AUTHOR=Yang Min , Hou GouYan , Peng YuTing , Wang LiangXin , Liu XiaoYang , Jiang YuYan , He CaiXia , She MuSha , Zhao ManTong , Chen Qing , Li Mengyao , Zhang Yong , Lin Yuanxiu , Zhang Yunting , Wang Yan , He Wen , Wang Xiaorong , Tang Haoru , Luo Ya 

TITLE=FaGAPC2/FaPKc2.2 and FaPEPCK reveal differential citric acid metabolism regulation in late development of strawberry fruit

JOURNAL=Frontiers in Plant Science

VOLUME=Volume 14 - 2023

YEAR=2023

URL=https://www.frontiersin.org/journals/plant-science/articles/10.3389/fpls.2023.1138865

DOI=10.3389/fpls.2023.1138865

ISSN=1664-462X

ABSTRACT=Abstract：Citric acid is the main organic acid in strawberry fruit, which is also an important factor affecting strawberry fruit quality and flavor.
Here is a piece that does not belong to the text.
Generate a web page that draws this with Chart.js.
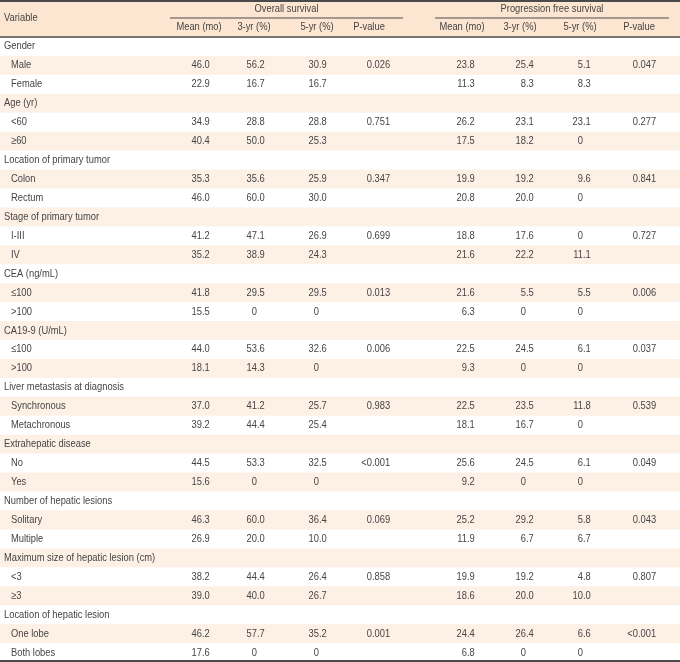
<!DOCTYPE html>
<html>
<head>
<meta charset="utf-8">
<title>Survival by variable</title>
<script src="https://cdn.jsdelivr.net/npm/chart.js@4/dist/chart.umd.min.js"></script>
<style>
    html, body { margin: 0; padding: 0; background: #ffffff; }
    #wrap { width: 680px; height: 662px; }
</style>
</head>
<body>
<div id="wrap"><canvas id="tableChart" width="680" height="662"></canvas></div>
<script>
// Table data, one entry per row (null = group heading row)
const rowLabels = [
    'Gender', 'Male', 'Female',
    'Age (yr)', '<60', '\u226560',
    'Location of primary tumor', 'Colon', 'Rectum',
    'Stage of primary tumor', 'I-III', 'IV',
    'CEA (ng/mL)', '\u2264100', '>100',
    'CA19-9 (U/mL)', '\u2264100', '>100',
    'Liver metastasis at diagnosis', 'Synchronous', 'Metachronous',
    'Extrahepatic disease', 'No', 'Yes',
    'Number of hepatic lesions', 'Solitary', 'Multiple',
    'Maximum size of hepatic lesion (cm)', '<3', '\u22653',
    'Location of hepatic lesion', 'One lobe', 'Both lobes'
];

const osMean = [null, '46.0', '22.9', null, '34.9', '40.4', null, '35.3', '46.0', null, '41.2', '35.2', null, '41.8', '15.5', null, '44.0', '18.1', null, '37.0', '39.2', null, '44.5', '15.6', null, '46.3', '26.9', null, '38.2', '39.0', null, '46.2', '17.6'];
const os3yr = [null, '56.2', '16.7', null, '28.8', '50.0', null, '35.6', '60.0', null, '47.1', '38.9', null, '29.5', '0', null, '53.6', '14.3', null, '41.2', '44.4', null, '53.3', '0', null, '60.0', '20.0', null, '44.4', '40.0', null, '57.7', '0'];
const os5yr = [null, '30.9', '16.7', null, '28.8', '25.3', null, '25.9', '30.0', null, '26.9', '24.3', null, '29.5', '0', null, '32.6', '0', null, '25.7', '25.4', null, '32.5', '0', null, '36.4', '10.0', null, '26.4', '26.7', null, '35.2', '0'];
const osPValue = [null, '0.026', '', null, '0.751', '', null, '0.347', '', null, '0.699', '', null, '0.013', '', null, '0.006', '', null, '0.983', '', null, '<0.001', '', null, '0.069', '', null, '0.858', '', null, '0.001', ''];

const pfsMean = [null, '23.8', '11.3', null, '26.2', '17.5', null, '19.9', '20.8', null, '18.8', '21.6', null, '21.6', '6.3', null, '22.5', '9.3', null, '22.5', '18.1', null, '25.6', '9.2', null, '25.2', '11.9', null, '19.9', '18.6', null, '24.4', '6.8'];
const pfs3yr = [null, '25.4', '8.3', null, '23.1', '18.2', null, '19.2', '20.0', null, '17.6', '22.2', null, '5.5', '0', null, '24.5', '0', null, '23.5', '16.7', null, '24.5', '0', null, '29.2', '6.7', null, '19.2', '20.0', null, '26.4', '0'];
const pfs5yr = [null, '5.1', '8.3', null, '23.1', '0', null, '9.6', '0', null, '0', '11.1', null, '5.5', '0', null, '6.1', '0', null, '11.8', '0', null, '6.1', '0', null, '5.8', '6.7', null, '4.8', '10.0', null, '6.6', '0'];
const pfsPValue = [null, '0.047', '', null, '0.277', '', null, '0.841', '', null, '0.727', '', null, '0.006', '', null, '0.037', '', null, '0.539', '', null, '0.049', '', null, '0.043', '', null, '0.807', '', null, '<0.001', ''];

const groupHeaders = ['Overall survival', 'Progression free survival'];
const columnHeaders = ['Mean (mo)', '3-yr (%)', '5-yr (%)', 'P-value'];
const firstHeader = 'Variable';

// Layout (x in canvas px units, y in row units)
const FONT = '11px "Liberation Sans", Arial, sans-serif';
const SQUEEZE = 0.85; // condensed look
const TEXT_COLOR = '#454545';
const LINE_COLOR = '#4a4a4a';
const HEADER_BG = '#fce5d1';
const STRIPE_BG = '#fdf1e6';
const HEADER_TOP = -1.95;

const columns = [
    { values: osMean, header: 199, decimal: 202 },
    { values: os3yr, header: 254, decimal: 257 },
    { values: os5yr, header: 317, decimal: 319 },
    { values: osPValue, header: 369, decimal: 372 },
    { values: pfsMean, header: 462, decimal: 467 },
    { values: pfs3yr, header: 520, decimal: 526 },
    { values: pfs5yr, header: 580, decimal: 583 },
    { values: pfsPValue, header: 639, decimal: 638 }
];
const groupSpans = [[170, 403], [435, 669]];

/**
 * Draw horizontally squeezed text
 */
function drawText(ctx, text, x, y, align) {
    ctx.save();
    ctx.translate(x, y);
    ctx.scale(SQUEEZE, 1);
    ctx.textAlign = align;
    ctx.fillText(text, 0, 0);
    ctx.restore();
}

/**
 * Draw a number so that its decimal point sits on a fixed x
 * @param {CanvasRenderingContext2D} ctx
 * @param {string} text - value as printed
 * @param {number} x - pixel x of the decimal point
 * @param {number} y - pixel y (middle)
 */
function drawDecimal(ctx, text, x, y) {
    const dot = text.indexOf('.');
    const intPart = dot >= 0 ? text.slice(0, dot) : text;
    const fracPart = dot >= 0 ? text.slice(dot) : '';
    drawText(ctx, intPart, x, y, 'right');
    if (fracPart) {
        drawText(ctx, fracPart, x, y, 'left');
    }
}

/**
 * Horizontal rule helper
 */
function hLine(ctx, x1, x2, y, width) {
    ctx.beginPath();
    ctx.lineWidth = width;
    ctx.strokeStyle = LINE_COLOR;
    ctx.moveTo(x1, y);
    ctx.lineTo(x2, y);
    ctx.stroke();
}

const tablePlugin = {
    id: 'tablePlugin',
    beforeDatasetsDraw(chart) {
        const ctx = chart.ctx;
        const xs = chart.scales.x;
        const ys = chart.scales.y;
        const left = xs.getPixelForValue(0);
        const right = xs.getPixelForValue(680);

        ctx.save();
        // header background
        const hTop = ys.getPixelForValue(HEADER_TOP);
        const hBottom = ys.getPixelForValue(0);
        ctx.fillStyle = HEADER_BG;
        ctx.fillRect(left, hTop, right - left, hBottom - hTop);

        // striped rows
        ctx.fillStyle = STRIPE_BG;
        rowLabels.forEach((label, i) => {
            if (i % 2 === 1) {
                const top = ys.getPixelForValue(i);
                const bottom = ys.getPixelForValue(i + 1);
                ctx.fillRect(left, top, right - left, bottom - top);
            }
        });

        // rules
        hLine(ctx, left, right, hTop + 1, 2);
        hLine(ctx, left, right, hBottom, 1.5);
        groupSpans.forEach(span => {
            hLine(ctx, xs.getPixelForValue(span[0]), xs.getPixelForValue(span[1]), ys.getPixelForValue(-1), 1);
        });
        hLine(ctx, left, right, ys.getPixelForValue(rowLabels.length) - 1, 2);
        ctx.restore();
    },
    afterDatasetsDraw(chart) {
        const ctx = chart.ctx;
        const xs = chart.scales.x;
        const ys = chart.scales.y;

        ctx.save();
        ctx.font = FONT;
        ctx.fillStyle = TEXT_COLOR;
        ctx.textBaseline = 'middle';

        // header texts
        drawText(ctx, firstHeader, xs.getPixelForValue(4), ys.getPixelForValue((HEADER_TOP + 0) / 2), 'left');
        groupHeaders.forEach((title, g) => {
            const mid = (groupSpans[g][0] + groupSpans[g][1]) / 2;
            drawText(ctx, title, xs.getPixelForValue(mid), ys.getPixelForValue((HEADER_TOP - 1) / 2), 'center');
        });
        columns.forEach((col, c) => {
            drawText(ctx, columnHeaders[c % 4], xs.getPixelForValue(col.header), ys.getPixelForValue(-0.5), 'center');
        });

        // body
        rowLabels.forEach((label, i) => {
            const y = ys.getPixelForValue(i + 0.5);
            const isGroup = osMean[i] === null;
            drawText(ctx, label, xs.getPixelForValue(isGroup ? 4 : 11), y, 'left');
            if (isGroup) return;
            columns.forEach(col => {
                const v = col.values[i];
                if (v) drawDecimal(ctx, v, xs.getPixelForValue(col.decimal), y);
            });
        });
        ctx.restore();
    }
};

const ctx = document.getElementById('tableChart').getContext('2d');
new Chart(ctx, {
    type: 'scatter',
    data: { datasets: [{ data: [], pointRadius: 0 }] },
    options: {
        responsive: false,
        animation: false,
        layout: { padding: 0 },
        plugins: { legend: { display: false }, tooltip: { enabled: false } },
        scales: {
            x: { type: 'linear', min: 0, max: 680, display: false },
            y: { type: 'linear', min: HEADER_TOP, max: rowLabels.length, reverse: true, display: false }
        }
    },
    plugins: [tablePlugin]
});
</script>
</body>
</html>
Its metabolic regulation is poor understood, but recently the key glycolytic genes, cytosolic glyceraldehyde-3-phosphate dehydrogenase (FxaC_14g13400, namely FaGAPC2) and pyruvate kinase (FxaC_15g00080, namely FaPKc2.2) were shown to be required for organic metabolism in strawberry fruits. In this study, we analyzed the pattern of citric acid accumulation during strawberry fruit development. The results showed that the citric acid content showed a trend of rising and then decreasing from partial red to full red then to dark red stage. A difference in citric acid metabolic regulation was suspected during strawberry fruit development. This idea was supported by further transient overexpression experiment. Both FaGAPC2 and FaPKc2.2 overexpression arrested strawberry fruit ripening, which was in a maturation state between partial red to full red, and the accumulation of citric acid was inhibited. The combined transcriptome and metabolome analysis revealed that FaGAPC2/FaPKc2.2 overexpression significantly suppressed the expression of phosphoenolpyruvate carboxykinase (FxaC_1g21491, namely FaPEPCK) and enhanced the content of glutamine and aspartic acid. Enzymatic assays demonstrated that FaGAPC2 and FaPKc2.2 overexpression inhibited PEPCK and glutamate decarboxylase (GAD) activities, but increased glutamine synthase (GS) activities. In addition, FaPEPCK overexpression promoted strawberry fruit ripening, which was in a maturation state between full red to dark red stage, and the citric acid synthase (CS) activities and citric acid content were significantly decreased. These results could imply that FaGAPC2 and FaPKc2.2 promote the degradation of citric acid mainly through inhibiting strawberry fruit ripening and enhancing GS pathway from partial red to full red stage, and FaPEPCK reduces citric acid content mainly through promoting strawberry fruit ripening and inhibiting citric acid synthesis from full red to dark red stage. This study provides new insights into the differential regulation citric acid metabolism underlying strawberry fruit development and ripening.